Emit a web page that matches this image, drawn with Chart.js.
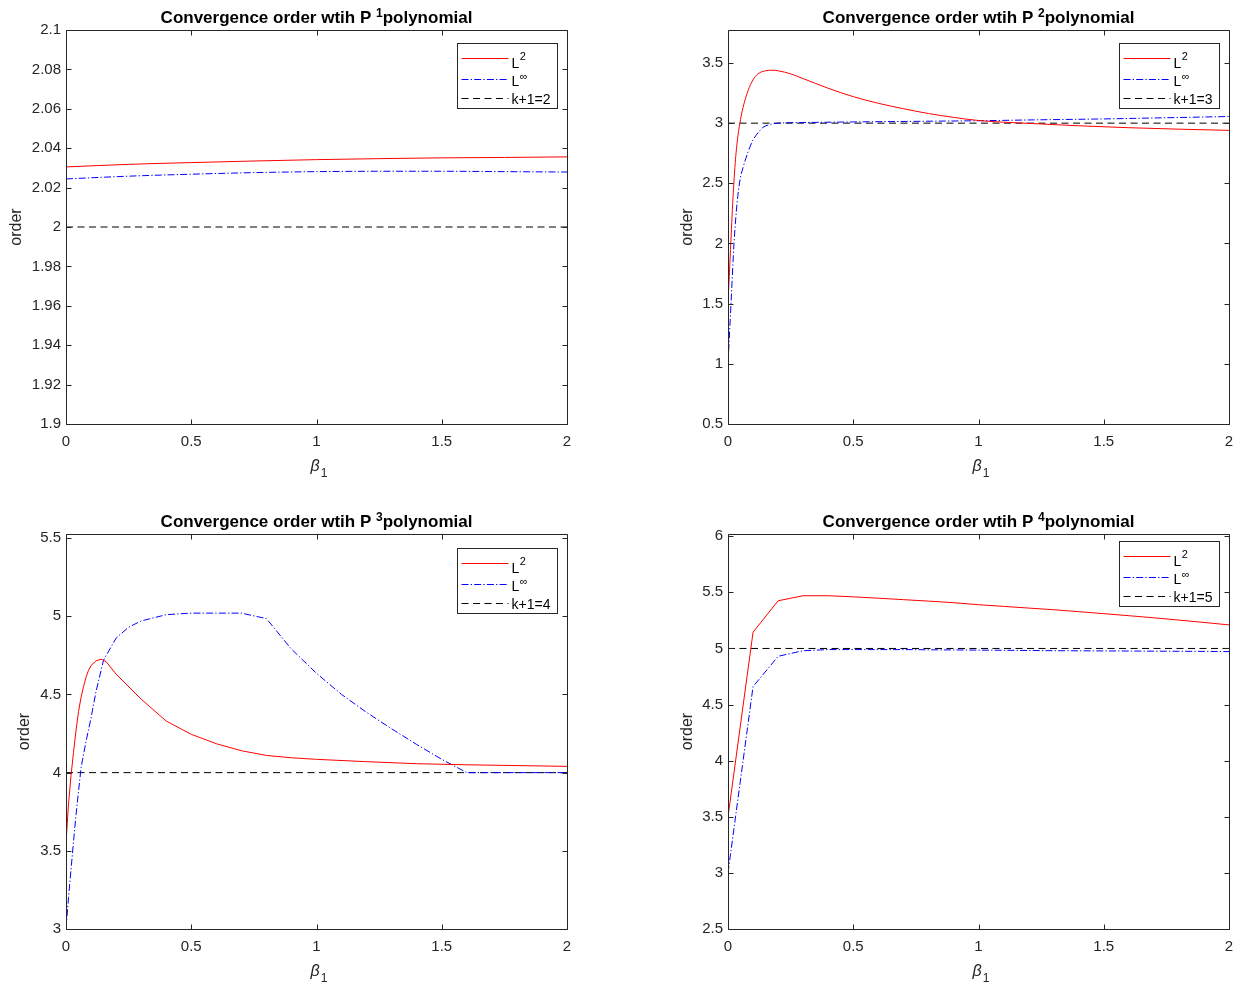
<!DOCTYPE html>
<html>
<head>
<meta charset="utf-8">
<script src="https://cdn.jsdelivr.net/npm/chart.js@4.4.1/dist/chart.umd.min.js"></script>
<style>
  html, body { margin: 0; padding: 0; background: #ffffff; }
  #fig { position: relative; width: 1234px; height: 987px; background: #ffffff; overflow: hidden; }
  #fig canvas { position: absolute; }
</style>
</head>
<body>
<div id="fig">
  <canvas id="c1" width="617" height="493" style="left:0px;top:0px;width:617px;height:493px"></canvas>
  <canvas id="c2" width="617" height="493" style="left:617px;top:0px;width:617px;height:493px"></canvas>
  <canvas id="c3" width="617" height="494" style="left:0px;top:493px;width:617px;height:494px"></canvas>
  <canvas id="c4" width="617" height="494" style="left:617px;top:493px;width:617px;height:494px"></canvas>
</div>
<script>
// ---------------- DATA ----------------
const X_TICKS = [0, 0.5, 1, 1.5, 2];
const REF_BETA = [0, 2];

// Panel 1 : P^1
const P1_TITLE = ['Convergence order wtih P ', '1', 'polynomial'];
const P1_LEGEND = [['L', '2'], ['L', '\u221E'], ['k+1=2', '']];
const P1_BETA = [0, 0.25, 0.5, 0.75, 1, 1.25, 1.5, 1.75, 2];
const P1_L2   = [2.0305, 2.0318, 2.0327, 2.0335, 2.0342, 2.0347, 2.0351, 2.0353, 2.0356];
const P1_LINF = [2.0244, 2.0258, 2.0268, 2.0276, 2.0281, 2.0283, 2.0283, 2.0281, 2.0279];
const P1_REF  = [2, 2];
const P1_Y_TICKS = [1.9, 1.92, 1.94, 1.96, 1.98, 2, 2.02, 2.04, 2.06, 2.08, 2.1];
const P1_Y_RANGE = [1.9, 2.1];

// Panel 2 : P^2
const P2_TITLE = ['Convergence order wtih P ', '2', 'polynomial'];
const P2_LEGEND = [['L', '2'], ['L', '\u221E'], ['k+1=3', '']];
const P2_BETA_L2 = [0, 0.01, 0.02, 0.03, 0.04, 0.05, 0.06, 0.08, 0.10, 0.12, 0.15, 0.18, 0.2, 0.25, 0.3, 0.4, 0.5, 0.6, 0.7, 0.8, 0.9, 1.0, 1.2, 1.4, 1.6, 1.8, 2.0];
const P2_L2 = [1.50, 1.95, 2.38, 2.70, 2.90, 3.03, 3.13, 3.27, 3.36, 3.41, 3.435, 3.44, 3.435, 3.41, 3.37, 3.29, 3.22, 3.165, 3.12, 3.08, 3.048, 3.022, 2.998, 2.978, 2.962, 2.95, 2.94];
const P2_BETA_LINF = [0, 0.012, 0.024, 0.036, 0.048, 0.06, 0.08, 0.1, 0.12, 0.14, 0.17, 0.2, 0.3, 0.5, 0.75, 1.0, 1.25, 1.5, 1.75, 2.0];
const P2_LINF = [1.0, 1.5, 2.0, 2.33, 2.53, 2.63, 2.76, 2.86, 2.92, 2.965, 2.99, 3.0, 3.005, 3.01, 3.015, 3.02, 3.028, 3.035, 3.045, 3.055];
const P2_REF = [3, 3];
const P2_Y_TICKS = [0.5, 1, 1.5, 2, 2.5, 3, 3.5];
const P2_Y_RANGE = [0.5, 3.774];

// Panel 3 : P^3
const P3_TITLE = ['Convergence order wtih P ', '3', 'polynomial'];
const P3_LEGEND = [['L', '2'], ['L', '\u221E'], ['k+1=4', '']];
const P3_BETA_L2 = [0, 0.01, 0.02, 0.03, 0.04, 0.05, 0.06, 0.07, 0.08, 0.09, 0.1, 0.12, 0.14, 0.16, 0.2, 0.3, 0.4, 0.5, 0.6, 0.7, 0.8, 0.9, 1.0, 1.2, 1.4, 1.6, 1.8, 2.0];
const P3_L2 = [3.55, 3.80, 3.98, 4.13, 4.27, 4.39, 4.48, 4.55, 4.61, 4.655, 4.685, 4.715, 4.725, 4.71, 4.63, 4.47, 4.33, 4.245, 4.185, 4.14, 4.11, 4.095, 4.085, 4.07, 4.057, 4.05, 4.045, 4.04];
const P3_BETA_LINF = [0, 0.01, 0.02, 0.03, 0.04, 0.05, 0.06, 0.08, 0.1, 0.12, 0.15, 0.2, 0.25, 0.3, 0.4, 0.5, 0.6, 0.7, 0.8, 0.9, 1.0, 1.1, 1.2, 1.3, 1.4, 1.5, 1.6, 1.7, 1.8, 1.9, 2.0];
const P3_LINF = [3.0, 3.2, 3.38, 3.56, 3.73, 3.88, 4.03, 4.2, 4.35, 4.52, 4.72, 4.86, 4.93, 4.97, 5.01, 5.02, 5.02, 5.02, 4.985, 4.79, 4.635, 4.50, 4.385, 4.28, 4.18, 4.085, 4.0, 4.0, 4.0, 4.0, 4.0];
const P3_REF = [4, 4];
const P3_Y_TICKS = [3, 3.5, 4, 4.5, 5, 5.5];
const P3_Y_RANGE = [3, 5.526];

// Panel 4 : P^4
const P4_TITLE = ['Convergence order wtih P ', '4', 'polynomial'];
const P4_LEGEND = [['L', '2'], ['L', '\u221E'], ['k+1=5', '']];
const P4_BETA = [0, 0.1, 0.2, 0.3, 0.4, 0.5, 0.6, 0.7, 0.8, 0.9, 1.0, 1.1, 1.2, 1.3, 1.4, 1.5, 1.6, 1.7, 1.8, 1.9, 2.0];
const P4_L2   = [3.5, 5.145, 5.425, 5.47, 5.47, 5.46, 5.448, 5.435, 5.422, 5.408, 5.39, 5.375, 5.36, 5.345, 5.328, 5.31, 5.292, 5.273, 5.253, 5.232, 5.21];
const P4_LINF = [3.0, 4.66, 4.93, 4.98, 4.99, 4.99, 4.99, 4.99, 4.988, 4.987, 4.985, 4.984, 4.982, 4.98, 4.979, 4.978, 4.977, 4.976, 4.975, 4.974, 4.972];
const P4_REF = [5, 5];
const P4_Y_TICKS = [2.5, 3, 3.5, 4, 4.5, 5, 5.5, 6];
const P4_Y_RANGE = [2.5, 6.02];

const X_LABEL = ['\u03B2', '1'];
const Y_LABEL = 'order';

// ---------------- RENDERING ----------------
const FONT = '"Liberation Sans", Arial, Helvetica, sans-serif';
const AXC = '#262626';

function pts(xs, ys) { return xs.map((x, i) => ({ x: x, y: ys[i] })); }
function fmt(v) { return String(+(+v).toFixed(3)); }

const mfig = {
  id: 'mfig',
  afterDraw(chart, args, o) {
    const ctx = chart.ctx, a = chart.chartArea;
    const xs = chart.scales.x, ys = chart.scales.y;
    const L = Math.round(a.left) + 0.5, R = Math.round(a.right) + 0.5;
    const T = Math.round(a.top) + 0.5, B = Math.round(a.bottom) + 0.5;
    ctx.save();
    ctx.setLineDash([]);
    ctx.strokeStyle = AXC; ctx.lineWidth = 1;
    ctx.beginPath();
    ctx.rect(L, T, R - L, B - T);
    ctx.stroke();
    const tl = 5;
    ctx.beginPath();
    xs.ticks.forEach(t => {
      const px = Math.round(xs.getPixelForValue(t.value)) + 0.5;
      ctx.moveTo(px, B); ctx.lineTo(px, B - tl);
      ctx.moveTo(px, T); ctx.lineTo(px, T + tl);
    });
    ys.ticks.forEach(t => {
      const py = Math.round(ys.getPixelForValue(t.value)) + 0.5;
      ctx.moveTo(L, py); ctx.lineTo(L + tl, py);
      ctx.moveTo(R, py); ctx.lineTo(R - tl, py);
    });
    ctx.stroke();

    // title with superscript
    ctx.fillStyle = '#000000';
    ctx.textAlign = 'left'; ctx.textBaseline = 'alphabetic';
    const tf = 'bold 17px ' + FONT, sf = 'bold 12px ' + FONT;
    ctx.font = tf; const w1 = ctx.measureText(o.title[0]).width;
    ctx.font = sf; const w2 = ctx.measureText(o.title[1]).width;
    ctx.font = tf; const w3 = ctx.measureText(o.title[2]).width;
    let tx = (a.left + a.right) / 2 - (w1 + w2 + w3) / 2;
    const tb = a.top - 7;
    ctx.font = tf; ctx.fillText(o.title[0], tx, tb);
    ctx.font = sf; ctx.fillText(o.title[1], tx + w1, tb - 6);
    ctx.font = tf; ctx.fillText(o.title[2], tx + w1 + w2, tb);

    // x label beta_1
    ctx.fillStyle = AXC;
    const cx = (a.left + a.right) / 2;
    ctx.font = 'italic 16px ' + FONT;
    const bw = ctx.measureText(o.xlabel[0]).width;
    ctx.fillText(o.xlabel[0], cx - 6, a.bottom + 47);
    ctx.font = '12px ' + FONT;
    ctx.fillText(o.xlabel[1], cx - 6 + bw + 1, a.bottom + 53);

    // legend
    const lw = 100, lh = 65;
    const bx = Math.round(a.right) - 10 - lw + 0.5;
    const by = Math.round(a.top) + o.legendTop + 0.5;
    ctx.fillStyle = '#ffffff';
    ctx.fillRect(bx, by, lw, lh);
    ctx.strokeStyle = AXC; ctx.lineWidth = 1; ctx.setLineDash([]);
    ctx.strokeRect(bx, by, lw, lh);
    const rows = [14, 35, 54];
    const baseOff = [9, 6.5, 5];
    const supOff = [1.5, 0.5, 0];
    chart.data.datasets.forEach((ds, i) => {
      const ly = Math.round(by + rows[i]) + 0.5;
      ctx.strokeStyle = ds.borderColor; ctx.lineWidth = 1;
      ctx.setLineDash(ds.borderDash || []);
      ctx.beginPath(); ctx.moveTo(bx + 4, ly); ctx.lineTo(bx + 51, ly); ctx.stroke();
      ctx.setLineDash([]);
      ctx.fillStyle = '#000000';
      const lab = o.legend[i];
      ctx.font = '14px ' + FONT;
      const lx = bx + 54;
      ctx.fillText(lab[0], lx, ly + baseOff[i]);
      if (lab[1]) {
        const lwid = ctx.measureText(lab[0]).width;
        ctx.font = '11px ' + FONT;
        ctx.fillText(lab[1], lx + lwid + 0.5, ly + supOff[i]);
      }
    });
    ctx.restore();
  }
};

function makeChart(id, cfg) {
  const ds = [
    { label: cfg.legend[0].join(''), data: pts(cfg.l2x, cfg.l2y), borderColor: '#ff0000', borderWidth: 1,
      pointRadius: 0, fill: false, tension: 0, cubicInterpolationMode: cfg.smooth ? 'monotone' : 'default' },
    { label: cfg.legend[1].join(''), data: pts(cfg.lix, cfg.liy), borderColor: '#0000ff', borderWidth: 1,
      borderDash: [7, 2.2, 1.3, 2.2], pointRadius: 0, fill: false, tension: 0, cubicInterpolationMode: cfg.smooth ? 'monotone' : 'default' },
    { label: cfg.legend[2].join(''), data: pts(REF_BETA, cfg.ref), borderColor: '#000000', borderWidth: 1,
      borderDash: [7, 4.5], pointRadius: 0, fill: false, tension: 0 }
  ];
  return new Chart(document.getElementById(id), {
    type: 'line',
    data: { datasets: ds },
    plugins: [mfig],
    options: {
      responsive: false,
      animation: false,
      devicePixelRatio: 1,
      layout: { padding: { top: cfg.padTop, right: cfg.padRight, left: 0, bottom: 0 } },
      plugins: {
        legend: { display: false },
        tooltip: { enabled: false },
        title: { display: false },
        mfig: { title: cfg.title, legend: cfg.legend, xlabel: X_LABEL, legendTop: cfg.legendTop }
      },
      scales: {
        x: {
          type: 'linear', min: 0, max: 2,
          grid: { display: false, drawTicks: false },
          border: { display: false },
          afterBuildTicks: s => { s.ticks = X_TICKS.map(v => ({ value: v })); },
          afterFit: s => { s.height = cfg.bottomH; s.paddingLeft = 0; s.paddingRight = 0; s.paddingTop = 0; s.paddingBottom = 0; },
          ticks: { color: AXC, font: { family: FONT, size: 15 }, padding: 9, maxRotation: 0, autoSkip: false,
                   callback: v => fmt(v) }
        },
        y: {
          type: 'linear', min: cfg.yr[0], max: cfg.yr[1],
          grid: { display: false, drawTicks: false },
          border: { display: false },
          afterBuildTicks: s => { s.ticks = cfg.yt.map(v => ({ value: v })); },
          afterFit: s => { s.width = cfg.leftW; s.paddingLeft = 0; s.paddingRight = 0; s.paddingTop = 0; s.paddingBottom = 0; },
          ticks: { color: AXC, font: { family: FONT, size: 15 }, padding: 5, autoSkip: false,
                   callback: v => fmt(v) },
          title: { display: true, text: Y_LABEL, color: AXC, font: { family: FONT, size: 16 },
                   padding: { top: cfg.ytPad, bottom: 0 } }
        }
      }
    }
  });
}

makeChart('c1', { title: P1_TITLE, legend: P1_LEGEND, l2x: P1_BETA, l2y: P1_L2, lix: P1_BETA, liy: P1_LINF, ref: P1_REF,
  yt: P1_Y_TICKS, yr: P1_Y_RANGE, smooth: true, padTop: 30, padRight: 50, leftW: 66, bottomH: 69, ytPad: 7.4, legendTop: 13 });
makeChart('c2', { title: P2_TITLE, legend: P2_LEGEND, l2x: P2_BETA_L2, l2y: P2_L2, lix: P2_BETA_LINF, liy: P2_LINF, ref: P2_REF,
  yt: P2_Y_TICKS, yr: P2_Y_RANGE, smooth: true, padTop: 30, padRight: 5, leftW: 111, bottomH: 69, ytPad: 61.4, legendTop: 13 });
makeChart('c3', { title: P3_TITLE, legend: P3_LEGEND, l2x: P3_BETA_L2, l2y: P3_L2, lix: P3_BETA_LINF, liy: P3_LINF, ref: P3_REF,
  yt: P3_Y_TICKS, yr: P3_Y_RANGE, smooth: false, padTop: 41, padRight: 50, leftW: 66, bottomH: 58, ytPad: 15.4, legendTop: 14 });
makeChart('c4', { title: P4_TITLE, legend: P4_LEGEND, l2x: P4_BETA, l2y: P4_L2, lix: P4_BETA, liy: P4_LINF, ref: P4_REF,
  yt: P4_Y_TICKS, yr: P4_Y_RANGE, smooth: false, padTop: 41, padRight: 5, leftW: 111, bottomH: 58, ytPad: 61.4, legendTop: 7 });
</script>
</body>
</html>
------------------------
Repeat only what lies between the start of the data and the end of the line containing "const P1_Y_RANGE = [1.9, 2.1];", exactly, with pictures left out.

Emit a web page that matches this image, drawn with Chart.js.
<!DOCTYPE html>
<html>
<head>
<meta charset="utf-8">
<script src="https://cdn.jsdelivr.net/npm/chart.js@4.4.1/dist/chart.umd.min.js"></script>
<style>
  html, body { margin: 0; padding: 0; background: #ffffff; }
  #fig { position: relative; width: 1234px; height: 987px; background: #ffffff; overflow: hidden; }
  #fig canvas { position: absolute; }
</style>
</head>
<body>
<div id="fig">
  <canvas id="c1" width="617" height="493" style="left:0px;top:0px;width:617px;height:493px"></canvas>
  <canvas id="c2" width="617" height="493" style="left:617px;top:0px;width:617px;height:493px"></canvas>
  <canvas id="c3" width="617" height="494" style="left:0px;top:493px;width:617px;height:494px"></canvas>
  <canvas id="c4" width="617" height="494" style="left:617px;top:493px;width:617px;height:494px"></canvas>
</div>
<script>
// ---------------- DATA ----------------
const X_TICKS = [0, 0.5, 1, 1.5, 2];
const REF_BETA = [0, 2];

// Panel 1 : P^1
const P1_TITLE = ['Convergence order wtih P ', '1', 'polynomial'];
const P1_LEGEND = [['L', '2'], ['L', '\u221E'], ['k+1=2', '']];
const P1_BETA = [0, 0.25, 0.5, 0.75, 1, 1.25, 1.5, 1.75, 2];
const P1_L2   = [2.0305, 2.0318, 2.0327, 2.0335, 2.0342, 2.0347, 2.0351, 2.0353, 2.0356];
const P1_LINF = [2.0244, 2.0258, 2.0268, 2.0276, 2.0281, 2.0283, 2.0283, 2.0281, 2.0279];
const P1_REF  = [2, 2];
const P1_Y_TICKS = [1.9, 1.92, 1.94, 1.96, 1.98, 2, 2.02, 2.04, 2.06, 2.08, 2.1];
const P1_Y_RANGE = [1.9, 2.1];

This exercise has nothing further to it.